Description of the task: Return the lines that follow, exactly as they appear, from the first through the one containing "plt.rcParams['font.family'] = ['Liberation"; no pictures are to be included.

>> BEGIN Supplied records

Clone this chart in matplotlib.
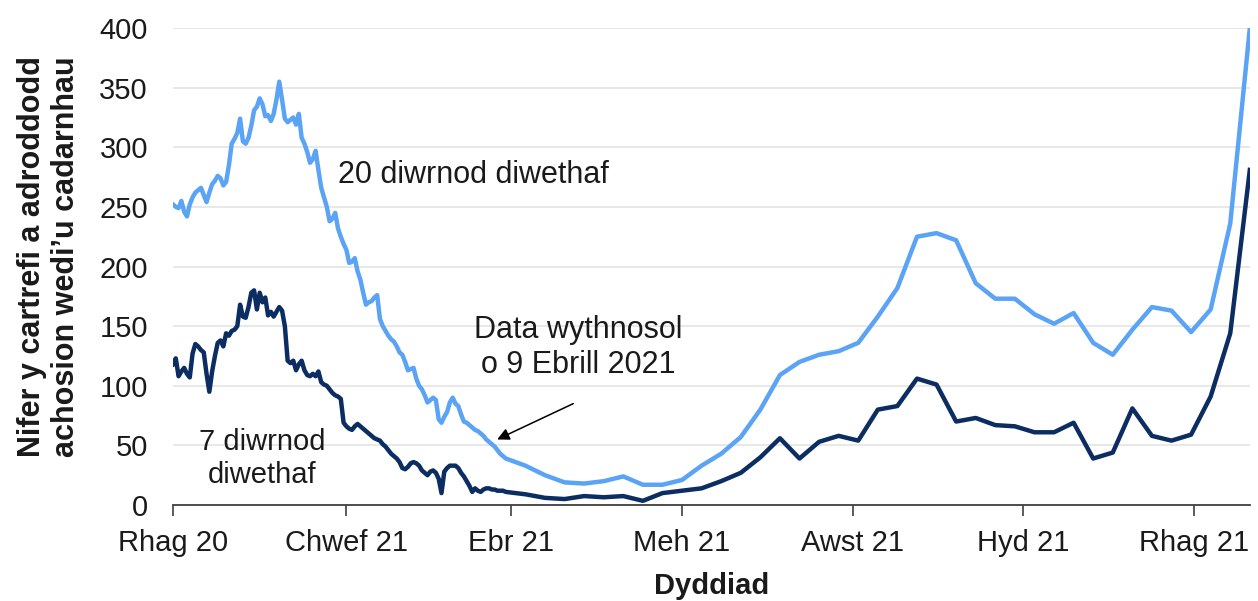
import matplotlib
matplotlib.use("Agg")
import matplotlib.pyplot as plt
import pandas as pd

plt.rcParams['font.family'] = ['Liberation Sans', 'DejaVu Sans']

# daily data, 1 Dec 2020 - 29 Mar 2021
daily_dates = pd.date_range('2020-12-01', '2021-03-29', freq='D')
# weekly data after that
weekly_dates = pd.date_range('2021-03-30', '2021-12-21', freq='7D')

last20_daily = [
    252, 250, 249, 255, 246, 242, 252, 258, 262, 264,
    266, 260, 254, 262, 269, 272, 276, 274, 268, 271,
    285, 303, 307, 312, 324, 305, 303, 308, 318, 331,
    334, 341, 336, 326, 327, 322, 328, 340, 355, 340,
    324, 321, 323, 325, 319, 328, 308, 303, 296, 287,
    290, 297, 281, 266, 258, 250, 238, 240, 245, 232,
    225, 219, 214, 203, 204, 207, 196, 189, 178, 168,
    170, 171, 174, 176, 156, 150, 146, 142, 139, 137,
    133, 128, 126, 120, 113, 114, 115, 106, 100, 97,
    92, 86, 88, 90, 88, 72, 69, 74, 78, 86,
    90, 85, 83, 76, 70, 69, 67, 65, 63, 62,
    60, 58, 55, 53, 51, 49, 46, 43, 41,
]
last20_weekly = [
    39, 33, 25, 19, 18, 20, 24, 17, 17, 21,
    33, 43, 57, 80, 109, 120, 126, 129, 136, 158,
    182, 225, 228, 222, 186, 173, 173, 160, 152, 161,
    136, 126, 147, 166, 163, 145, 164, 236, 400,
]

last7_daily = [
    118, 123, 108, 112, 115, 110, 107, 127, 135, 133,
    130, 128, 110, 95, 112, 125, 136, 138, 133, 144,
    142, 146, 147, 150, 168, 158, 157, 166, 178, 180,
    164, 178, 170, 174, 159, 162, 158, 162, 166, 163,
    150, 121, 119, 121, 113, 118, 121, 113, 109, 108,
    110, 108, 112, 103, 101, 100, 97, 94, 92, 91,
    89, 69, 66, 64, 63, 66, 68, 66, 64, 62,
    60, 58, 56, 55, 54, 51, 49, 46, 43, 41,
    39, 36, 31, 30, 32, 35, 36, 35, 33, 29,
    27, 25, 28, 29, 27, 22, 10, 28, 31, 33,
    33, 33, 31, 27, 24, 20, 16, 11, 14, 12,
    11, 13, 14, 14, 13, 13, 12, 12, 12,
]
last7_weekly = [
    11, 9, 6, 5, 7.5, 6.5, 7.5, 3.5, 10, 12,
    14, 20, 27, 40, 56, 39, 53, 58, 54, 80,
    83, 106, 101, 70, 73, 67, 66, 61, 61, 69,
    39, 44, 81, 58, 54, 59, 91, 144, 281,
]

tick_dates = pd.to_datetime(['2020-12-01', '2021-02-01', '2021-04-01', '2021-06-01',
                             '2021-08-01', '2021-10-01', '2021-12-01'])
tick_labels = ['Rhag 20', 'Chwef 21', 'Ebr 21', 'Meh 21', 'Awst 21', 'Hyd 21', 'Rhag 21']

light = '#5ba4f5'
dark = '#0c2d62'
txt = '#1a1a1a'

dates = list(daily_dates) + list(weekly_dates)
last20 = last20_daily + last20_weekly
last7 = last7_daily + last7_weekly

fig = plt.figure(figsize=(12.58, 6.01), dpi=100)
ax = fig.add_axes([0.1375, 0.1597, 0.856, 0.7937])

ax.plot(dates, last20, color=light, lw=3.2, solid_joinstyle='round')
ax.plot(dates, last7, color=dark, lw=3.2, solid_joinstyle='round')

ax.set_ylim(0, 400)
ax.set_yticks(range(0, 401, 50))
ax.set_xlim(pd.Timestamp('2020-12-01'), pd.Timestamp('2021-12-21'))
ax.set_xticks(tick_dates)
ax.set_xticklabels(tick_labels)

ax.grid(axis='y', color='#e4e4e4', lw=1.2)
ax.set_axisbelow(True)
for s in ['top', 'right', 'left']:
    ax.spines[s].set_visible(False)
ax.spines['bottom'].set_color('#404040')
ax.spines['bottom'].set_linewidth(1.3)
ax.tick_params(axis='y', length=0, labelsize=21, labelcolor=txt, pad=18)
ax.tick_params(axis='x', length=8, width=1.2, color='#404040', labelsize=21,
               labelcolor=txt, pad=9)

ax.set_ylabel('Nifer y cartrefi a adroddodd\nachosion wedi\u2019u cadarnhau',
              fontsize=22, fontweight='bold', color=txt, linespacing=1.2)
ax.yaxis.set_label_coords(-0.085, 0.52)
ax.set_xlabel('Dyddiad', fontsize=21, fontweight='bold', color=txt)
ax.xaxis.set_label_coords(0.5, -0.14)

ax.text(pd.Timestamp('2021-01-29'), 277, '20 diwrnod diwethaf', fontsize=22,
        color=txt, ha='left', va='center')
ax.text(pd.Timestamp('2021-01-02'), 39, '7 diwrnod\ndiwethaf', fontsize=21,
        color=txt, ha='center', va='center', linespacing=1.25)
ax.annotate('', xy=(pd.Timestamp('2021-03-26'), 54), xytext=(pd.Timestamp('2021-04-24'), 86),
            arrowprops=dict(arrowstyle='-|>', color='black', lw=1.1, mutation_scale=18))
ax.text(pd.Timestamp('2021-04-25'), 132, 'Data wythnosol\no 9 Ebrill 2021', fontsize=22,
        color=txt, ha='center', va='center', linespacing=1.2)

fig.savefig('out.png', dpi=100)
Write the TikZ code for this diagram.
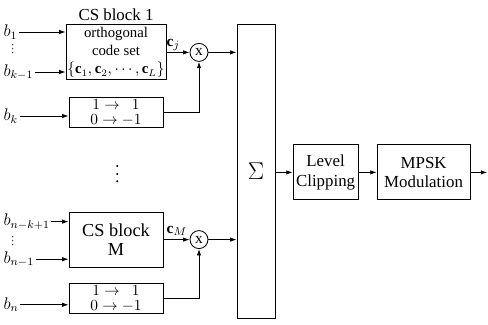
\documentclass[tikz,border=0pt,11pt]{standalone}
\usepackage{fontspec}
\setmainfont{Liberation Serif}
\usetikzlibrary{positioning,arrows.meta,calc}

\begin{document}
\begin{tikzpicture}[
    blk/.style={draw,line width=0.6pt,minimum width=2.35cm,align=center,inner sep=1pt},
    mul/.style={draw,circle,line width=0.6pt,minimum size=0.45cm,inner sep=0pt},
    sig/.style={-{Latex[length=1.6mm,width=1.1mm]},line width=0.6pt},
    bit/.style={inner sep=1pt,font=\large}]
    \useasboundingbox[fill=white] (0,0) rectangle (12.2cm,8.1cm);
    % coding branches
    \node[blk,minimum height=1.375cm,font=\fontsize{10.5}{13}\selectfont,
          label={[font=\large,yshift=-1pt]above:CS block 1}] (cs1) at (2.9cm,6.79cm)
      {orthogonal\\code set\\$\{\mathbf{c}_1,\mathbf{c}_2,\cdots,\mathbf{c}_L\}$};
    \node[blk,minimum height=0.75cm] (map1) at (2.9cm,5.29cm)
      {$1\rightarrow\ \ 1$\\[-3pt]$0\rightarrow-1$};
    \node[blk,minimum height=1.375cm,font=\fontsize{13}{14}\selectfont] (csM) at (2.9cm,2.11cm)
      {CS block\\M};
    \node[blk,minimum height=0.75cm] (mapM) at (2.9cm,0.63cm)
      {$1\rightarrow\ \ 1$\\[-3pt]$0\rightarrow-1$};
    \node[mul] (mul1) at (4.975cm,6.79cm) {x};
    \node[mul] (mulM) at (4.975cm,2.11cm) {x};
    \node (cj) at (4.33cm,6.98cm) {$\mathbf{c}_j$};
    \node (cM) at (4.42cm,2.33cm) {$\mathbf{c}_M$};
    % inputs
    \foreach \nm/\yy/\txt/\dst in {bone/7.3/b_1/cs1,bkm/6.3/b_{k-1}/cs1,bk/5.2/b_k/map1,
                                   bnk/2.56/b_{n-k+1}/csM,bnm/1.62/b_{n-1}/csM,bn/0.48/b_n/mapM}
      {\node[bit,anchor=west] (\nm) at (0.05cm,\yy cm) {$\txt$};
       \draw[sig] (\nm.east) -- (\nm.east -| \dst.west);}
    % dots
    \foreach \y in {6.78,6.88,6.98,1.98,2.08,2.18}
      {\fill (0.32cm,\y cm) circle (0.45pt);}
    \foreach \y in {3.95,3.75,3.57}
      {\fill (2.93cm,\y cm) circle (0.8pt);}
    % summation and output chain
    \node[draw,line width=0.6pt,minimum width=0.95cm,minimum height=7.35cm] (sum) at (6.4cm,3.82cm)
      {\LARGE$\Sigma$};
    \node[blk,minimum width=1.625cm,minimum height=1.375cm,font=\large] (clip) at (8.14cm,3.79cm)
      {Level\\Clipping};
    \node[blk,minimum width=2.325cm,minimum height=1.375cm,font=\large] (mpsk) at (10.59cm,3.79cm)
      {MPSK\\Modulation};
    \coordinate (out) at (12.18cm,3.79cm);
    \draw[sig] (cs1.east) -- (mul1.west);
    \draw[sig] (map1.east) -| (mul1.south);
    \draw[sig] (mul1.east) -- (mul1 -| sum.west);
    \draw[sig] (csM.east) -- (mulM.west);
    \draw[sig] (mapM.east) -| (mulM.south);
    \draw[sig] (mulM.east) -- (mulM -| sum.west);
    \draw[sig] (clip -| sum.east) -- (clip.west);
    \draw[sig] (clip.east) -- (mpsk.west);
    \draw[sig] (mpsk.east) -- (out);
  \end{tikzpicture}
\end{document}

>> END Supplied records

Exercise response:
Clone this chart in matplotlib.
import matplotlib
matplotlib.use("Agg")
import matplotlib.pyplot as plt
import pandas as pd

plt.rcParams['font.family'] = ['Liberation Sans', 'DejaVu Sans']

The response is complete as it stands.